-- START OF Supplied records --

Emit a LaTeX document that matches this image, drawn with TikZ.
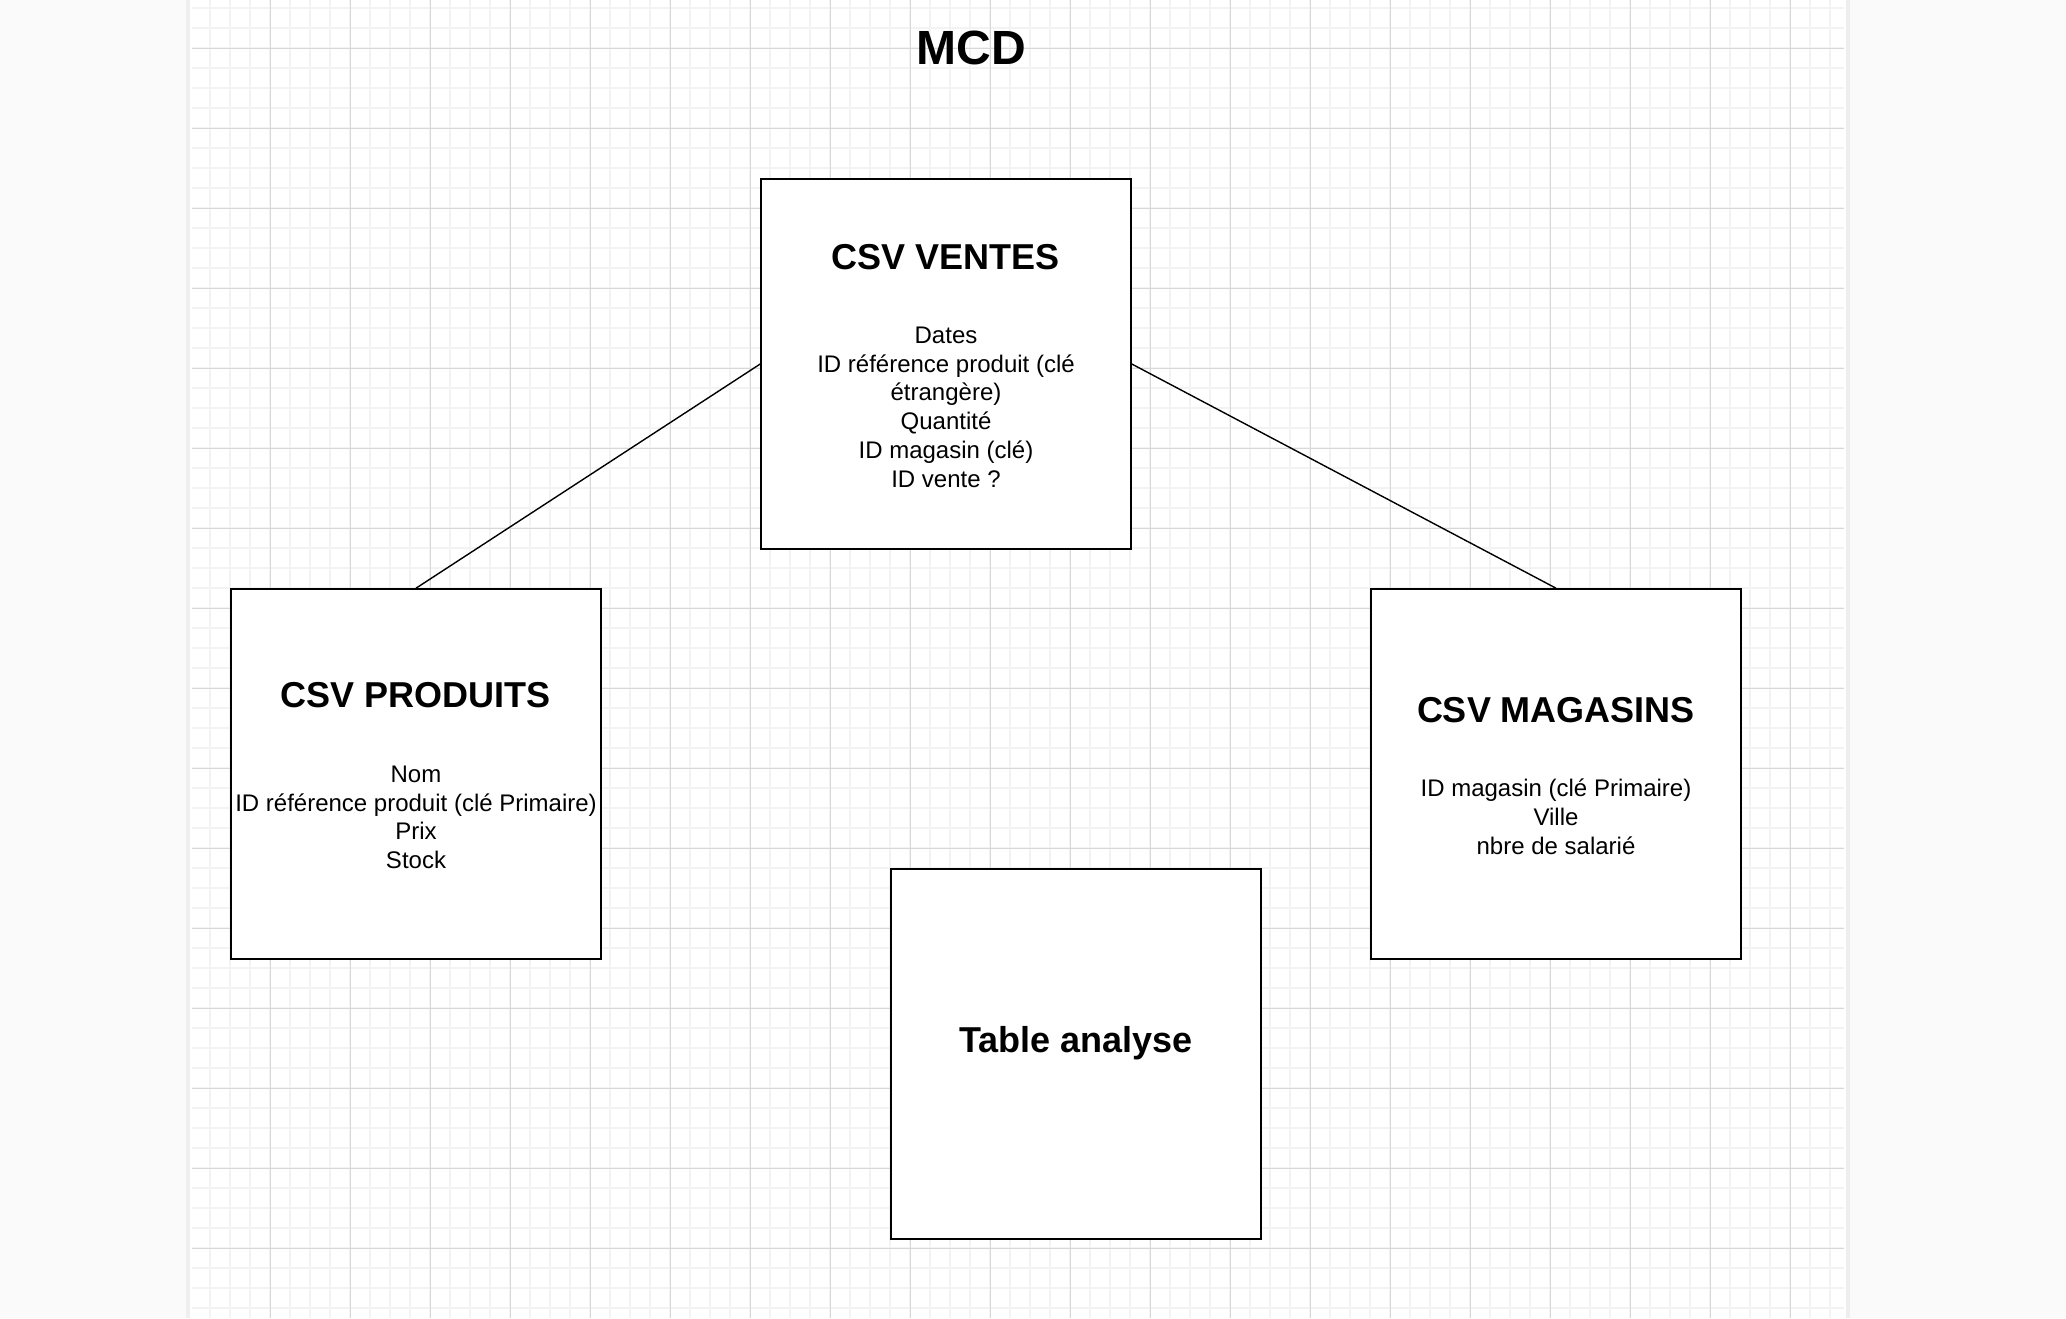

-- END OF Supplied records --
-- START OF Supplied records --

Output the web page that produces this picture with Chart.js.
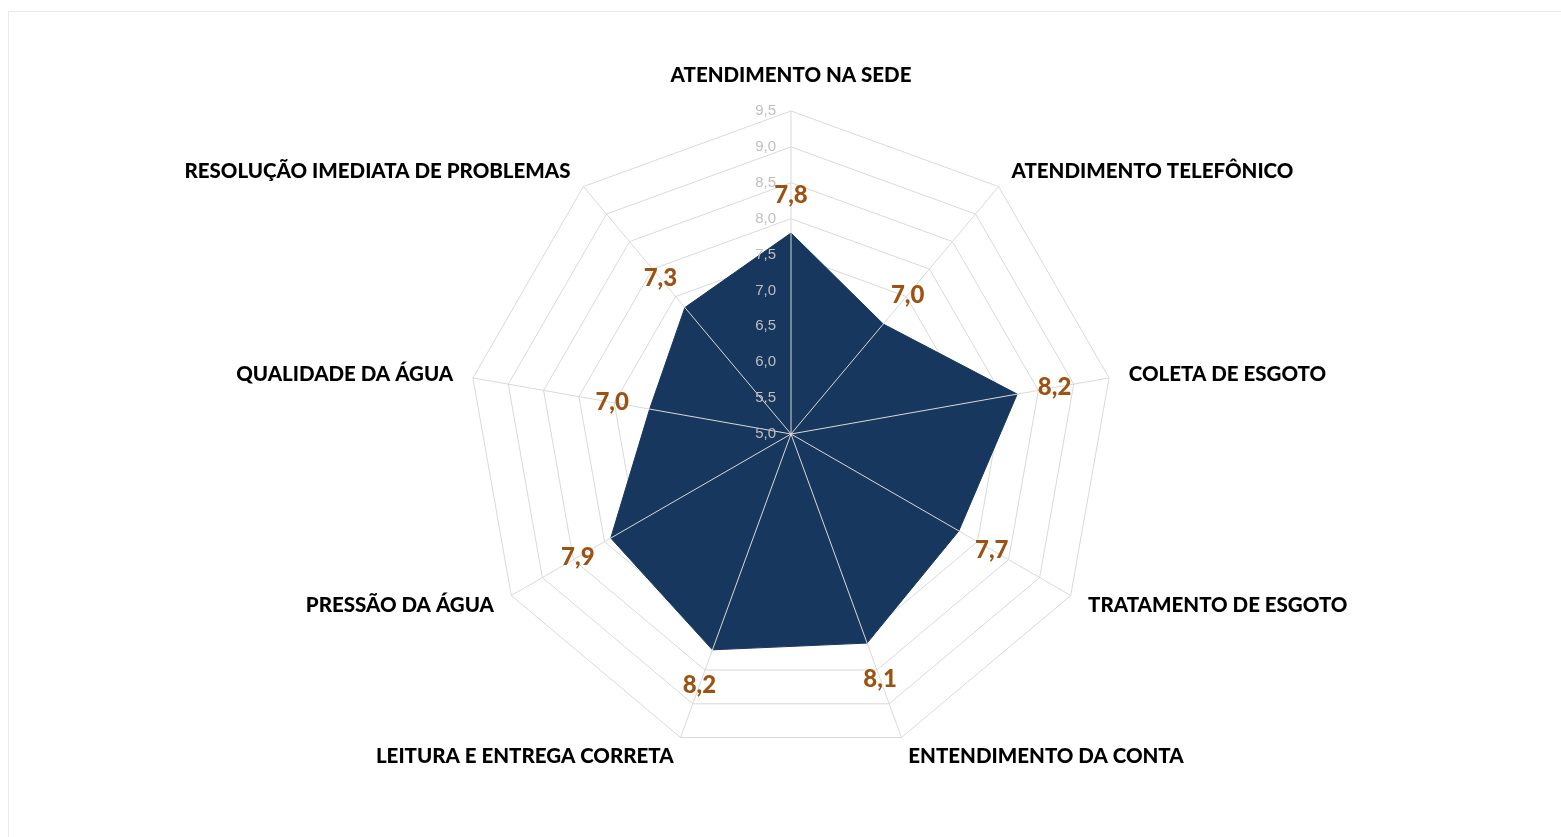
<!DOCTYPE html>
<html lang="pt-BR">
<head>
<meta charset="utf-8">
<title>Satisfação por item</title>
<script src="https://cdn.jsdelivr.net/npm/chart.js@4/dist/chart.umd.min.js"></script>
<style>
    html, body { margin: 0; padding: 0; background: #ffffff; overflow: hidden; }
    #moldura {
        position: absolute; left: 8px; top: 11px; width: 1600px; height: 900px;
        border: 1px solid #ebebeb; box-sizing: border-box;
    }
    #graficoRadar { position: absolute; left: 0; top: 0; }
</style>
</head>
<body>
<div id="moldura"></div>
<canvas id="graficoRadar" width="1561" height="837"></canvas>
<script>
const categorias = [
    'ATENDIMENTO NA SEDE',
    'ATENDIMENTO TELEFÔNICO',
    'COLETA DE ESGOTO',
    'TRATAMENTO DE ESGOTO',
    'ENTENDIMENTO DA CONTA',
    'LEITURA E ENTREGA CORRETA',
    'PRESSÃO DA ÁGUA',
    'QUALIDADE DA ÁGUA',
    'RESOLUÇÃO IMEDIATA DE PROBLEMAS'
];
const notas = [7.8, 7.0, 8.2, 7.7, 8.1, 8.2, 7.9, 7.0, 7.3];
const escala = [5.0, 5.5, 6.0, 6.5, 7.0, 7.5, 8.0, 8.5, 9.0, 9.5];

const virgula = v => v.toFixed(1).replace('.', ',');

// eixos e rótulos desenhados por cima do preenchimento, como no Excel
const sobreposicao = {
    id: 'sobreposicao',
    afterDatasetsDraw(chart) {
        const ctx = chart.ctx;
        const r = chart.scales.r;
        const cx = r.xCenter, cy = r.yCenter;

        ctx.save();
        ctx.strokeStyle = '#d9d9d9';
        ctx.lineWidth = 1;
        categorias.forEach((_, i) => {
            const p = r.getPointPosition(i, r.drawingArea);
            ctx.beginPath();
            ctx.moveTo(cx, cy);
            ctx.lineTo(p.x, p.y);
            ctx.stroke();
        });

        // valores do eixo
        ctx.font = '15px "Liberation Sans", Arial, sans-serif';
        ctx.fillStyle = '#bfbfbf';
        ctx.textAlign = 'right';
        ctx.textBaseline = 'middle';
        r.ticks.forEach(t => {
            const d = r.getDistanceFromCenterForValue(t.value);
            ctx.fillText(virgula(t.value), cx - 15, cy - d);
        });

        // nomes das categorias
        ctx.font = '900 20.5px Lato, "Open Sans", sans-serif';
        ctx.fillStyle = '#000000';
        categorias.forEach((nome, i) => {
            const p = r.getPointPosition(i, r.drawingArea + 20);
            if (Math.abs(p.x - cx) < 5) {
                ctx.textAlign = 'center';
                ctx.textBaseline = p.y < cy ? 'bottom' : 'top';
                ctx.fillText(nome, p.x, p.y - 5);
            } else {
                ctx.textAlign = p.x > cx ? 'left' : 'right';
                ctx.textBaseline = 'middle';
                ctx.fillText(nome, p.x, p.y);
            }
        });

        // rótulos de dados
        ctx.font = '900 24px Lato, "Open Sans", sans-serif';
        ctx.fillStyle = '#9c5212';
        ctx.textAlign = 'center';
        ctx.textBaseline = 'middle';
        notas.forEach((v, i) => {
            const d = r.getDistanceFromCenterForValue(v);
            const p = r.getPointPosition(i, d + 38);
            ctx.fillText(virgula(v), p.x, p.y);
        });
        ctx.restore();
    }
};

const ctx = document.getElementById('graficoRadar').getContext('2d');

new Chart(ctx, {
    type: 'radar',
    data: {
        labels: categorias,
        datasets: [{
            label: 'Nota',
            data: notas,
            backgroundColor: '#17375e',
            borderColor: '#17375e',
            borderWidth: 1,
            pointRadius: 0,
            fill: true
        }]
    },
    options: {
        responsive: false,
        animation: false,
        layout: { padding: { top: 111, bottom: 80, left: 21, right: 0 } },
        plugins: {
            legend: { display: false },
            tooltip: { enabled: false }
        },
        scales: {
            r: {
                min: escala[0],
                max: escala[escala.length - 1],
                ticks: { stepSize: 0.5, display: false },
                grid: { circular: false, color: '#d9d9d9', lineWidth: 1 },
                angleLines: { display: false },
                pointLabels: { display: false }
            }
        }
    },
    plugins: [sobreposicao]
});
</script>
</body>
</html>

-- END OF Supplied records --

» Task statement
Count each line where the string "with" occurs, and write only the number.

» Written solution
2